Challen Stephens | email@example.com
August 01, 2013 at 11:20 AM
Alabama, by law, must now rank all public schools based on reading and math skills. It’s the only way to determine which schools are “failing.”
There was no such ranking system before the Alabama Accountability Act of 2013. No existing test provides a school-wide score to allow for ranking, especially between different grade levels.
For example, Alabama has long tested children for reading. And Alabama tests children for math. But state lawmakers, famously working without input from educators or school board members, chose to order schools be ranked by “reading and math.”
To meet the law, education officials had to invent a new score for each school. They merged scores across the two subjects, across three different standardized tests and across multiple grade levels to come up with one all-important “score” per school.
Those who rank in the bottom 6 percent for at least three of the last six years are labeled “failing.”
The Alabama Department of Education complied, but only at the minimum level required, as state officials have objected to the usefulness and validity of the abstract measure.
As a result, state officials now decline to release comparable “scores” for any non-failing schools. And they won’t provide ranked lists showing how non-failing schools fared on this new measure.
That’s despite open records requests from this publication and requests from Huntsville school officials.
“We have asked for the raw data and we have not gotten that,” said David Blair, school board member in Huntsville, a system that ended up with nine failing schools. He said it’s “disconcerting” to be placed on a list and not be able to draw comparisons with how far off the school was from non-failing schools.
Dr. Melinda Maddox, assistant state superintendent, said not providing the ranks of non-failing schools is a matter of philosophy as much as practicality. She said the state is opposed to ranking schools, especially based on a score invented by state lawmakers. But she also said the state never created the complete ranking list and does not have such a record to provide.
The end result is this: Over two decades of testing and labeling schools, never have Alabama educators released a list of troubled schools with greater consequences and less information.
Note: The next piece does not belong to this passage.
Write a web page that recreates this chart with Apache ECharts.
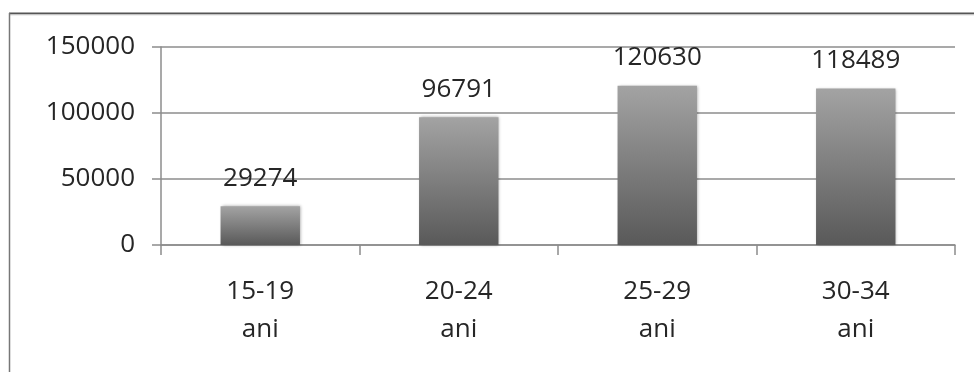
<!DOCTYPE html>
<html>
<head>
<meta charset="utf-8">
<script src="https://cdn.jsdelivr.net/npm/echarts@6/dist/echarts.min.js"></script>
<style>
  html, body { margin: 0; padding: 0; background: #ffffff; }
  #chart { width: 974px; height: 372px; }
</style>
</head>
<body>
<div id="chart"></div>
<script>
// Age groups and counts
const categories = ['15-19\nani', '20-24\nani', '25-29\nani', '30-34\nani'];
const values = [29274, 96791, 120630, 118489];
const yTicks = { min: 0, max: 150000, interval: 50000 };

const chart = echarts.init(document.getElementById('chart'), null, { renderer: 'canvas' });
const font = '"Open Sans", "Liberation Sans", sans-serif';

chart.setOption({
  animation: false,
  backgroundColor: '#ffffff',
  graphic: [
    // frame around the chart area
    { type: 'line', shape: { x1: 9, y1: 13.5, x2: 974, y2: 13.5 }, style: { stroke: '#555555', lineWidth: 2 } },
    { type: 'line', shape: { x1: 9, y1: 15, x2: 974, y2: 15 }, style: { stroke: '#dddddd', lineWidth: 1 } },
    { type: 'line', shape: { x1: 9.5, y1: 13, x2: 9.5, y2: 372 }, style: { stroke: '#777777', lineWidth: 1.5 } }
  ],
  grid: { left: 161, right: 19, top: 47, bottom: 127, containLabel: false },
  xAxis: {
    type: 'category',
    data: categories,
    boundaryGap: true,
    axisLine: { show: true, lineStyle: { color: '#8c8c8c', width: 1.5 } },
    axisTick: { show: true, alignWithLabel: false, length: 10, lineStyle: { color: '#8c8c8c', width: 1.5 } },
    axisLabel: { color: '#262626', fontSize: 26, fontFamily: font, lineHeight: 38, margin: 28, interval: 0 }
  },
  yAxis: {
    type: 'value',
    min: yTicks.min,
    max: yTicks.max,
    interval: yTicks.interval,
    axisLine: { show: true, lineStyle: { color: '#8c8c8c', width: 1.5 } },
    axisTick: { show: true, length: 9, lineStyle: { color: '#8c8c8c', width: 1.5 } },
    splitLine: { show: true, lineStyle: { color: '#8c8c8c', width: 1.5 } },
    axisLabel: {
      color: '#262626', fontSize: 26, fontFamily: font, margin: 26,
      formatter: v => String(v)
    }
  },
  series: [{
    type: 'bar',
    data: values,
    barWidth: '40%',
    itemStyle: {
      color: new echarts.graphic.LinearGradient(0, 0, 0, 1, [
        { offset: 0, color: '#a3a3a3' },
        { offset: 1, color: '#595959' }
      ]),
      shadowColor: 'rgba(0,0,0,0.35)',
      shadowBlur: 3,
      shadowOffsetX: 1,
      shadowOffsetY: 0
    },
    label: {
      show: true,
      position: 'top',
      distance: 15,
      color: '#262626',
      fontSize: 26,
      fontFamily: font
    }
  }]
});
</script>
</body>
</html>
“We were only doing exactly the minimum the law requires,” said Maddox. “This data was never meant to be used to rank schools.”
As required, the state department has released a table of 72 failing schools and their six years’ worth of “scores.” (Another six schools were labeled as “failing” not for their ranking, but for landing on a federal grant list in 2011 for persistently low-performing schools.)
Unlike in years past, the “scores” themselves do not represent actual average test scores relative to national norms.Nor do they represent actual percentages of children meeting a standard on a specific Alabama test or specific subject.
The state employed the two separate subjects, reading and math, on the Alabama Reading and Mathematics Test, the two subjects on the Alabama Alternative Assessment – taken by some special education students — and the two subjects on the state graduation exam.
Picture a long string of fractions, said Maddox.
So if a middle school has 100 eighth-graders, the state looked at how many passed the state reading test and how many passed the math test. That’s two fractions, 90 over 100, and say 80 over 100 in math. They averaged the fractions and came up with 85 percent. Then they combined numbers across grade levels. And then averaged in the results from the other exams, as necessary.
Maddox said the law required the state to merge 9 million data points across 1,500 schools and six years. She said it took several weeks and three computer programmers working independently of one another to devise a list of failing schools.
If the number has any value, it’s as an indicator of how may total testing attempts were successful, a sort of rudimentary pass/fail rate. But even that would not be a good point of comparison, as the rate would be influenced by how many kids took which of the three tests. And the number would not allow for comparing Alabama schools to national averages. And the method would offer no insight into whether students were improving or losing ground at a particular school.
Both Maddox and department spokesman Michael Sibley said the state department did not want to rank schools.
When asked for the full ranked list of all schools, Maddox said programmers queried only those schools that landed in the bottom 6 percent three times over the last six years. That’s what the law requires. She said that was all that was produced.
David Blair, Huntsville school board member
Blair said Huntsville would like to know how close its schools were to passing, and has unsuccessfully asked for the cutoff scores for the 10 percent mark, the 25 percent mark, for the 50 percent mark, and so on. He said they have not received that information.
Right now, Alabama knows that in 2012 Barbour County Junior High got a 62. And Alabama now knows that Essex High in Marengo County got a 71. But there’s no way to compare those scores with successful counterparts. No information is provided for any school other than those that were failing.
Huntsville board president Laurie McCaulley said today that they’d like an official notice that the state will not provide information on the performance of non-failing schools. “We want it in writing,” said McCaulley.
Validity means a test measures what it says it measures, be it IQ or driving skills or eyesight. So is this score a valid measure? Does this score measure failing-ness? “It is a correct number,” answered Maddox, after pausing, saying the method complies with the law. But she later added: “You really want to look at how much a school improved.”
“This failing school list was done as required and is not — as far as the state department of education is concerned — is not the best indicator,” replied Sibley.
Maddox repeated that the state did not welcome the ranking system for schools. “We didn’t even want to do it for this, but the law requires this.”